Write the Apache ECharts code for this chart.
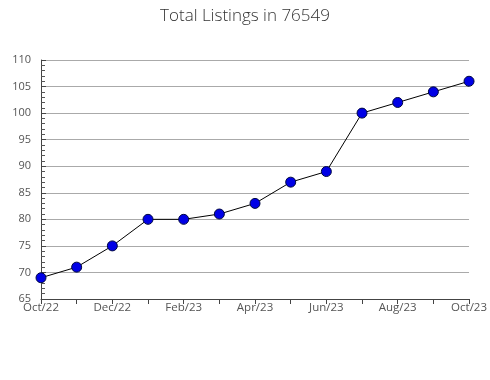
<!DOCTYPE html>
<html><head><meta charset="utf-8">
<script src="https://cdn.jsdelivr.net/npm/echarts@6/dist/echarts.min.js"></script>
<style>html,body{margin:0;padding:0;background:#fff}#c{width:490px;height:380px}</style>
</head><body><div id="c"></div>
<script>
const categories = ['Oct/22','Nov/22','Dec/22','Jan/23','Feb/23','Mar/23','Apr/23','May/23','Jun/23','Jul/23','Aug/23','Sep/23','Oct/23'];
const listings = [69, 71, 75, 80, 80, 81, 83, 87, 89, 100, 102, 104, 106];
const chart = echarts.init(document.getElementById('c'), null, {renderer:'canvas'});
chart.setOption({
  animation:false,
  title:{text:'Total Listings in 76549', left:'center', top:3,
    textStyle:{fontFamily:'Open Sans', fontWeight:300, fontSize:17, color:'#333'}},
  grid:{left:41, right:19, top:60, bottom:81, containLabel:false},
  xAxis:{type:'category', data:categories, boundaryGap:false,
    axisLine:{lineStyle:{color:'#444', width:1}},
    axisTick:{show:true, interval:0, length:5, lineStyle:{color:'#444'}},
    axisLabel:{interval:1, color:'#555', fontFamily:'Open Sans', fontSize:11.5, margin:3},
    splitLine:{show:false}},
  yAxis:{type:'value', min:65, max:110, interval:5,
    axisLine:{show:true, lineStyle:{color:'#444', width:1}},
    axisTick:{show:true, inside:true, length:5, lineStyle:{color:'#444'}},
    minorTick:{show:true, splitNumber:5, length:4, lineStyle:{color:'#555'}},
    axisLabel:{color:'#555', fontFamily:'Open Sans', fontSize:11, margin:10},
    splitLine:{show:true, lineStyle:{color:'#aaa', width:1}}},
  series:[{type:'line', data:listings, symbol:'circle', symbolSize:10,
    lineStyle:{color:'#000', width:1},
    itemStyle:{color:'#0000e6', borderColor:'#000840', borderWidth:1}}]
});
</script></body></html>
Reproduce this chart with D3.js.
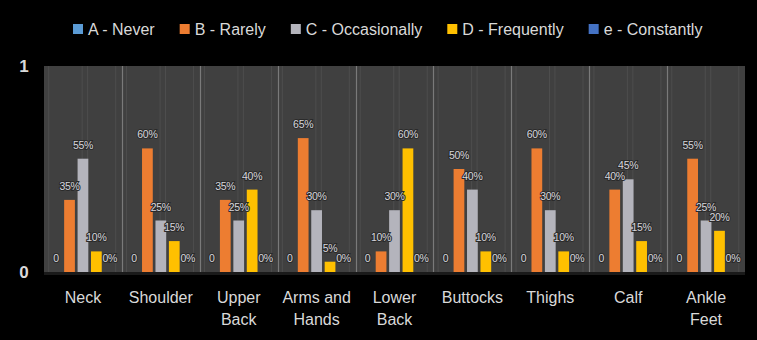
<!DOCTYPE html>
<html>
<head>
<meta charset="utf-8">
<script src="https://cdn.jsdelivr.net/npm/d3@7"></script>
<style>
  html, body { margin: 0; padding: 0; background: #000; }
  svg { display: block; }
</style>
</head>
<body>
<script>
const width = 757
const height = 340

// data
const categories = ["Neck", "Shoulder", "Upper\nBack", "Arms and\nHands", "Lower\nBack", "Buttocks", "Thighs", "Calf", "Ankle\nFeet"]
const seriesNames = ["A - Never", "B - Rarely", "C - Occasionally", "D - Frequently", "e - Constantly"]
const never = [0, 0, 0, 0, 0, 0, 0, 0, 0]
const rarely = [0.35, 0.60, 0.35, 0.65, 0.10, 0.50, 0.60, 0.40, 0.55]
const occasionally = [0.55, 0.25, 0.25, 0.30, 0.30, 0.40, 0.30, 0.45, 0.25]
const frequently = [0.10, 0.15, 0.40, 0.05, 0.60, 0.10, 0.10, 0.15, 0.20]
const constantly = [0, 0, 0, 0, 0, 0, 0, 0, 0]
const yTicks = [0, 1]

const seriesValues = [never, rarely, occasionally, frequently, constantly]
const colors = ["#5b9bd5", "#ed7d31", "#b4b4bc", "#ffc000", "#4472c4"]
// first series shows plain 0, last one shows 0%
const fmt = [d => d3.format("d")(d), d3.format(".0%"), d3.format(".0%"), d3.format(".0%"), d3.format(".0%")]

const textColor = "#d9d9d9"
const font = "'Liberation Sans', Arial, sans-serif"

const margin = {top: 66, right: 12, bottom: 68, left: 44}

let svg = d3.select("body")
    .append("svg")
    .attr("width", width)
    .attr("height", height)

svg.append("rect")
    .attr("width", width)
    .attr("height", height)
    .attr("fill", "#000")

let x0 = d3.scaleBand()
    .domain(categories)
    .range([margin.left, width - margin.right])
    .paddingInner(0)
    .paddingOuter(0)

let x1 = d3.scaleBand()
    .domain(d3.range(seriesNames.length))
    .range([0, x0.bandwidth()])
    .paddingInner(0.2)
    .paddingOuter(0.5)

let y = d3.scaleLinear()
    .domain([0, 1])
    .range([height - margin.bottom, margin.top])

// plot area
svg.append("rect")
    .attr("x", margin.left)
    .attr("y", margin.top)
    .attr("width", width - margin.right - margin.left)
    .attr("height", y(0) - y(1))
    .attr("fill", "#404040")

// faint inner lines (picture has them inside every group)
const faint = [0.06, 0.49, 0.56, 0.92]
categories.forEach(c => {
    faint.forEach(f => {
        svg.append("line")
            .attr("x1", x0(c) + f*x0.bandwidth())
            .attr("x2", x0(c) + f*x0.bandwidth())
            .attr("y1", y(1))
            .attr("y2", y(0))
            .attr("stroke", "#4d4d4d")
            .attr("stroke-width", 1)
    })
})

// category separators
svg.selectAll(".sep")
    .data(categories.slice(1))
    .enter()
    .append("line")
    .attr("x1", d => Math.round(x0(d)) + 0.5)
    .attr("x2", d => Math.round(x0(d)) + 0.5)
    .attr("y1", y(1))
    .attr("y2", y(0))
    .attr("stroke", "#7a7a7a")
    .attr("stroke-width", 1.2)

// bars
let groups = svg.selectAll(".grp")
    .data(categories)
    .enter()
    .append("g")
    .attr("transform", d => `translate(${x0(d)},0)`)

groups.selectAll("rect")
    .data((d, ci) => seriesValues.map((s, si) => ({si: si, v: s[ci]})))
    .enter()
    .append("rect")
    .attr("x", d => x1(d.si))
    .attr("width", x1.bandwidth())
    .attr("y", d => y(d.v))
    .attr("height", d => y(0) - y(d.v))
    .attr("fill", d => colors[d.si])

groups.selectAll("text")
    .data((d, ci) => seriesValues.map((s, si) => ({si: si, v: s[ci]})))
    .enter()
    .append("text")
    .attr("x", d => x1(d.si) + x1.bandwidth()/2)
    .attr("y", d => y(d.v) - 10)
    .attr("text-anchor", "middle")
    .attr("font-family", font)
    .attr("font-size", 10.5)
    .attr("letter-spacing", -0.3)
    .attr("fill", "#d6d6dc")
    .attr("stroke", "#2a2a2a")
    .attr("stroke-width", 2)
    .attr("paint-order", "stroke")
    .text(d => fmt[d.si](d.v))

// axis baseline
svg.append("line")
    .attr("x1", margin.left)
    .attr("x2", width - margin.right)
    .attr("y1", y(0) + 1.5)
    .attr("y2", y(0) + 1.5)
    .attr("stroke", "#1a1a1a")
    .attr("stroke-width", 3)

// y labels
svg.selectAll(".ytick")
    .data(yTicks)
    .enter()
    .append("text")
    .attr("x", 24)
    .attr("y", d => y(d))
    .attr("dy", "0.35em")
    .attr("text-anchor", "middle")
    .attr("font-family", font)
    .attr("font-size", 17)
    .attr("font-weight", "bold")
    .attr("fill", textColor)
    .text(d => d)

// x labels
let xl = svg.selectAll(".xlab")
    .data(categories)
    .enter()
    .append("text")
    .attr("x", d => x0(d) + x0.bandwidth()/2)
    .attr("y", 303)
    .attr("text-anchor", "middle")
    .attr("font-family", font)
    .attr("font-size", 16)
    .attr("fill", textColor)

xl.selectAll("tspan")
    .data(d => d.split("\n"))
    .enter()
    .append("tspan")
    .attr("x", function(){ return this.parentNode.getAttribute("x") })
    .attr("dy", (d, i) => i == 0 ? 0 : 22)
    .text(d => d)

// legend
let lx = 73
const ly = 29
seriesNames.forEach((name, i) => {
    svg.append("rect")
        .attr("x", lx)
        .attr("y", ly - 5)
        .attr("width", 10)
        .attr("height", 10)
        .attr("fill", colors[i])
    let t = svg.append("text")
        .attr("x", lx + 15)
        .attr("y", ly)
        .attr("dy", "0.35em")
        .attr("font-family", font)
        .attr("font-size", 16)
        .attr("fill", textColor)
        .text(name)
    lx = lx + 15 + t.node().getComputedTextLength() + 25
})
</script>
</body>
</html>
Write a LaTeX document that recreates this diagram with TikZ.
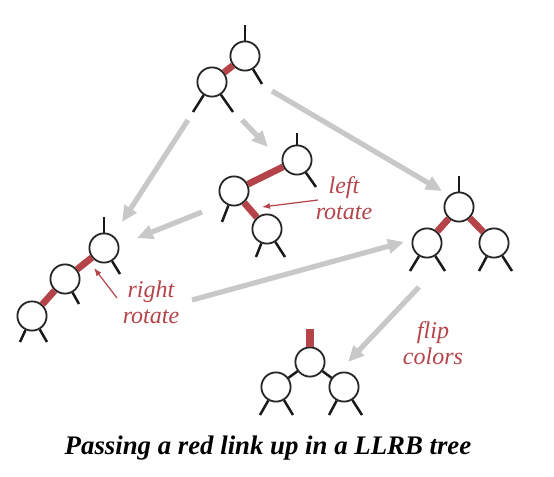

-*-*-

Return exactly what appears from the opening line of the material through the line with "</script></body></html>", apart from the pictures.

Write the Apache ECharts code for this chart.
<!DOCTYPE html>
<html><head><meta charset="utf-8">
<script src="https://cdn.jsdelivr.net/npm/echarts@6/dist/echarts.min.js"></script>
<style>html,body{margin:0;padding:0;background:#fff}#c{width:490px;height:380px}</style>
</head><body><div id="c"></div>
<script>
const categories = ['Oct/22','Nov/22','Dec/22','Jan/23','Feb/23','Mar/23','Apr/23','May/23','Jun/23','Jul/23','Aug/23','Sep/23','Oct/23'];
const listings = [69, 71, 75, 80, 80, 81, 83, 87, 89, 100, 102, 104, 106];
const chart = echarts.init(document.getElementById('c'), null, {renderer:'canvas'});
chart.setOption({
  animation:false,
  title:{text:'Total Listings in 76549', left:'center', top:3,
    textStyle:{fontFamily:'Open Sans', fontWeight:300, fontSize:17, color:'#333'}},
  grid:{left:41, right:19, top:60, bottom:81, containLabel:false},
  xAxis:{type:'category', data:categories, boundaryGap:false,
    axisLine:{lineStyle:{color:'#444', width:1}},
    axisTick:{show:true, interval:0, length:5, lineStyle:{color:'#444'}},
    axisLabel:{interval:1, color:'#555', fontFamily:'Open Sans', fontSize:11.5, margin:3},
    splitLine:{show:false}},
  yAxis:{type:'value', min:65, max:110, interval:5,
    axisLine:{show:true, lineStyle:{color:'#444', width:1}},
    axisTick:{show:true, inside:true, length:5, lineStyle:{color:'#444'}},
    minorTick:{show:true, splitNumber:5, length:4, lineStyle:{color:'#555'}},
    axisLabel:{color:'#555', fontFamily:'Open Sans', fontSize:11, margin:10},
    splitLine:{show:true, lineStyle:{color:'#aaa', width:1}}},
  series:[{type:'line', data:listings, symbol:'circle', symbolSize:10,
    lineStyle:{color:'#000', width:1},
    itemStyle:{color:'#0000e6', borderColor:'#000840', borderWidth:1}}]
});
</script></body></html>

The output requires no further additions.